Task to carry out: Quote every line below exactly and skip any picture.

Entries with chart source code:
## START
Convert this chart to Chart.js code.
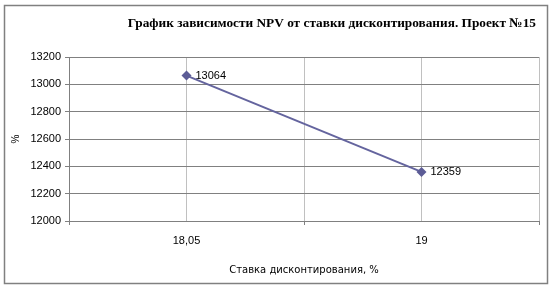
<!DOCTYPE html>
<html>
<head>
<meta charset="utf-8">
<script src="https://cdn.jsdelivr.net/npm/chart.js@4.4.0/dist/chart.umd.min.js"></script>
<style>
html,body{margin:0;padding:0;background:#fff;}
#wrap{width:553px;height:289px;position:relative;}
</style>
</head>
<body>
<div id="wrap"><canvas id="c" width="553" height="289"></canvas></div>
<script>
const titleText = "График зависимости NPV от ставки дисконтирования. Проект №15";
const categories = ["18,05", "19"];
const npvValues = [13064, 12359];
const yMin = 12000, yMax = 13200, yStep = 200;
const xTitle = "Ставка дисконтирования, %";
const yTitle = "%";

const points = categories.map((c, i) => ({x: i, y: npvValues[i]}));

const decor = {
  id: 'decor',
  beforeDraw(chart) {
    const ctx = chart.ctx;
    ctx.save();
    ctx.fillStyle = '#fff';
    ctx.fillRect(0, 0, chart.width, chart.height);
    ctx.strokeStyle = '#808080';
    ctx.lineWidth = 1.5;
    ctx.strokeRect(4.5, 5.5, 543, 278);
    ctx.fillStyle = '#000';
    ctx.font = 'bold 13.3px "Liberation Serif"';
    ctx.textAlign = 'right';
    ctx.textBaseline = 'middle';
    ctx.fillText(titleText, 536, 24);
    ctx.restore();
  },
  afterDatasetsDraw(chart) {
    const ctx = chart.ctx;
    const meta = chart.getDatasetMeta(0);
    ctx.save();
    ctx.fillStyle = '#000';
    ctx.font = '11px "Liberation Sans"';
    ctx.textAlign = 'left';
    ctx.textBaseline = 'middle';
    meta.data.forEach((el, i) => {
      ctx.fillText(String(npvValues[i]), el.x + 9, el.y);
    });
    ctx.restore();
  }
};

new Chart(document.getElementById('c'), {
  type: 'line',
  data: {
    datasets: [{
      data: points,
      borderColor: '#64649e',
      backgroundColor: '#5c5c96',
      borderWidth: 2,
      pointStyle: 'rectRot',
      pointRadius: 5,
      pointHoverRadius: 5,
      pointBorderWidth: 0,
      tension: 0
    }]
  },
  options: {
    responsive: false,
    animation: false,
    devicePixelRatio: 1,
    plugins: {legend: {display: false}, tooltip: {enabled: false}, title: {display: false}},
    layout: {padding: {top: 57, left: 0, right: 14, bottom: 0}},
    scales: {
      x: {
        type: 'linear',
        min: -0.5, max: 1.5,
        afterFit(s) { s.height = 68; },
        ticks: {
          stepSize: 0.5, autoSkip: false, maxRotation: 0,
          padding: 9,
          color: '#000',
          font: {family: 'Liberation Sans', size: 11},
          callback: (v) => Number.isInteger(v) ? categories[v] : ''
        },
        grid: {
          color: '#c0c0c0',
          lineWidth: 1,
          tickLength: 4,
          tickColor: (c) => (c.tick && Number.isInteger(c.tick.value)) ? 'rgba(0,0,0,0)' : '#808080'
        },
        border: {color: '#808080', width: 1},
        title: {
          display: true, text: xTitle, color: '#000',
          font: {family: 'DejaVu Sans', size: 10},
          padding: {top: 0, bottom: 13}
        }
      },
      y: {
        min: yMin, max: yMax,
        afterFit(s) { s.width = 69; },
        ticks: {
          stepSize: yStep, padding: 4, color: '#000',
          font: {family: 'Liberation Sans', size: 11},
          callback: (v) => String(v)
        },
        grid: {color: '#808080', lineWidth: 1, tickLength: 4, tickColor: '#808080'},
        border: {color: '#808080', width: 1},
        title: {
          display: true, text: yTitle, color: '#000',
          font: {family: 'Liberation Sans', size: 10},
          padding: {top: 10, bottom: 0}
        }
      }
    }
  },
  plugins: [decor]
});
</script>
</body>
</html>
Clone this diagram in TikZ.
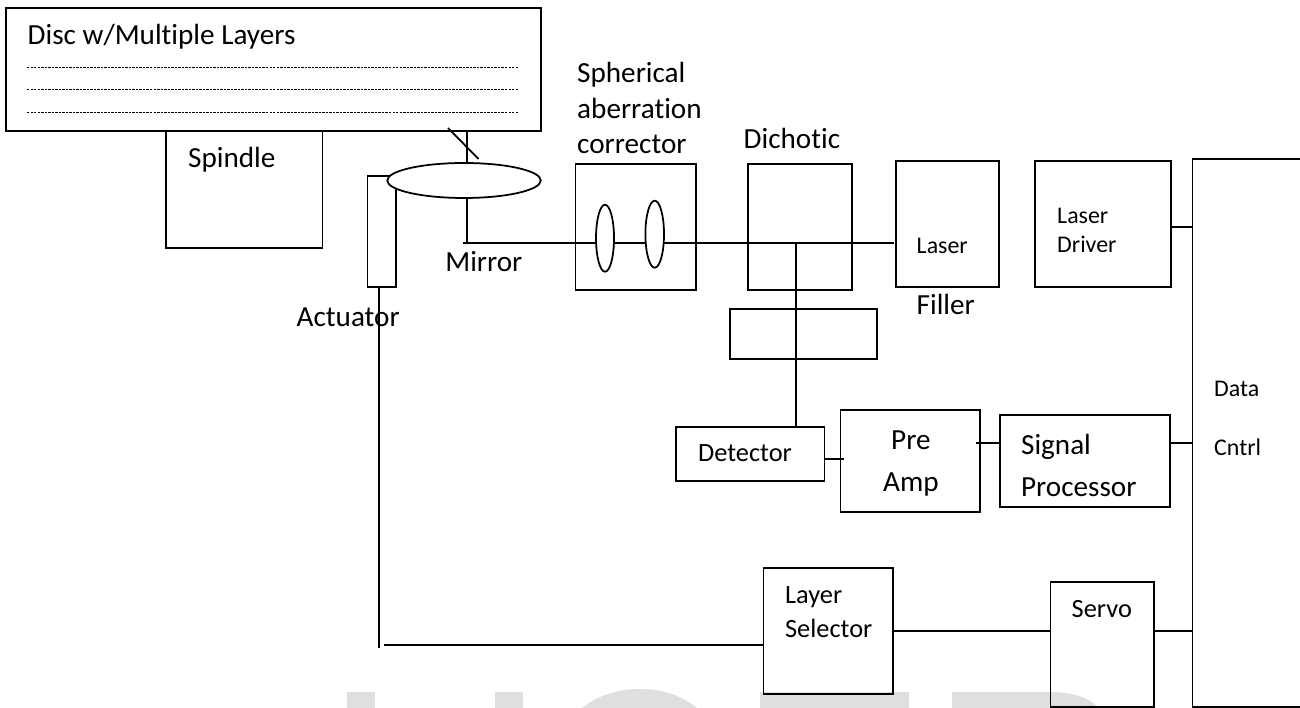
## END
Completed exercise:
Convert this chart to Chart.js code.
<!DOCTYPE html>
<html>
<head>
<meta charset="utf-8">
<script src="https://cdn.jsdelivr.net/npm/chart.js@4.4.0/dist/chart.umd.min.js"></script>
<style>
html,body{margin:0;padding:0;background:#fff;}
#wrap{width:553px;height:289px;position:relative;}
</style>
</head>
<body>
<div id="wrap"><canvas id="c" width="553" height="289"></canvas></div>
<script>
const titleText = "График зависимости NPV от ставки дисконтирования. Проект №15";
const categories = ["18,05", "19"];
const npvValues = [13064, 12359];
const yMin = 12000, yMax = 13200, yStep = 200;
const xTitle = "Ставка дисконтирования, %";
const yTitle = "%";

const points = categories.map((c, i) => ({x: i, y: npvValues[i]}));

const decor = {
  id: 'decor',
  beforeDraw(chart) {
    const ctx = chart.ctx;
    ctx.save();
    ctx.fillStyle = '#fff';
    ctx.fillRect(0, 0, chart.width, chart.height);
    ctx.strokeStyle = '#808080';
    ctx.lineWidth = 1.5;
    ctx.strokeRect(4.5, 5.5, 543, 278);
    ctx.fillStyle = '#000';
    ctx.font = 'bold 13.3px "Liberation Serif"';
    ctx.textAlign = 'right';
    ctx.textBaseline = 'middle';
    ctx.fillText(titleText, 536, 24);
    ctx.restore();
  },
  afterDatasetsDraw(chart) {
    const ctx = chart.ctx;
    const meta = chart.getDatasetMeta(0);
    ctx.save();
    ctx.fillStyle = '#000';
    ctx.font = '11px "Liberation Sans"';
    ctx.textAlign = 'left';
    ctx.textBaseline = 'middle';
    meta.data.forEach((el, i) => {
      ctx.fillText(String(npvValues[i]), el.x + 9, el.y);
    });
    ctx.restore();
  }
};

new Chart(document.getElementById('c'), {
  type: 'line',
  data: {
    datasets: [{
      data: points,
      borderColor: '#64649e',
      backgroundColor: '#5c5c96',
      borderWidth: 2,
      pointStyle: 'rectRot',
      pointRadius: 5,
      pointHoverRadius: 5,
      pointBorderWidth: 0,
      tension: 0
    }]
  },
  options: {
    responsive: false,
    animation: false,
    devicePixelRatio: 1,
    plugins: {legend: {display: false}, tooltip: {enabled: false}, title: {display: false}},
    layout: {padding: {top: 57, left: 0, right: 14, bottom: 0}},
    scales: {
      x: {
        type: 'linear',
        min: -0.5, max: 1.5,
        afterFit(s) { s.height = 68; },
        ticks: {
          stepSize: 0.5, autoSkip: false, maxRotation: 0,
          padding: 9,
          color: '#000',
          font: {family: 'Liberation Sans', size: 11},
          callback: (v) => Number.isInteger(v) ? categories[v] : ''
        },
        grid: {
          color: '#c0c0c0',
          lineWidth: 1,
          tickLength: 4,
          tickColor: (c) => (c.tick && Number.isInteger(c.tick.value)) ? 'rgba(0,0,0,0)' : '#808080'
        },
        border: {color: '#808080', width: 1},
        title: {
          display: true, text: xTitle, color: '#000',
          font: {family: 'DejaVu Sans', size: 10},
          padding: {top: 0, bottom: 13}
        }
      },
      y: {
        min: yMin, max: yMax,
        afterFit(s) { s.width = 69; },
        ticks: {
          stepSize: yStep, padding: 4, color: '#000',
          font: {family: 'Liberation Sans', size: 11},
          callback: (v) => String(v)
        },
        grid: {color: '#808080', lineWidth: 1, tickLength: 4, tickColor: '#808080'},
        border: {color: '#808080', width: 1},
        title: {
          display: true, text: yTitle, color: '#000',
          font: {family: 'Liberation Sans', size: 10},
          padding: {top: 10, bottom: 0}
        }
      }
    }
  },
  plugins: [decor]
});
</script>
</body>
</html>
Clone this diagram in TikZ.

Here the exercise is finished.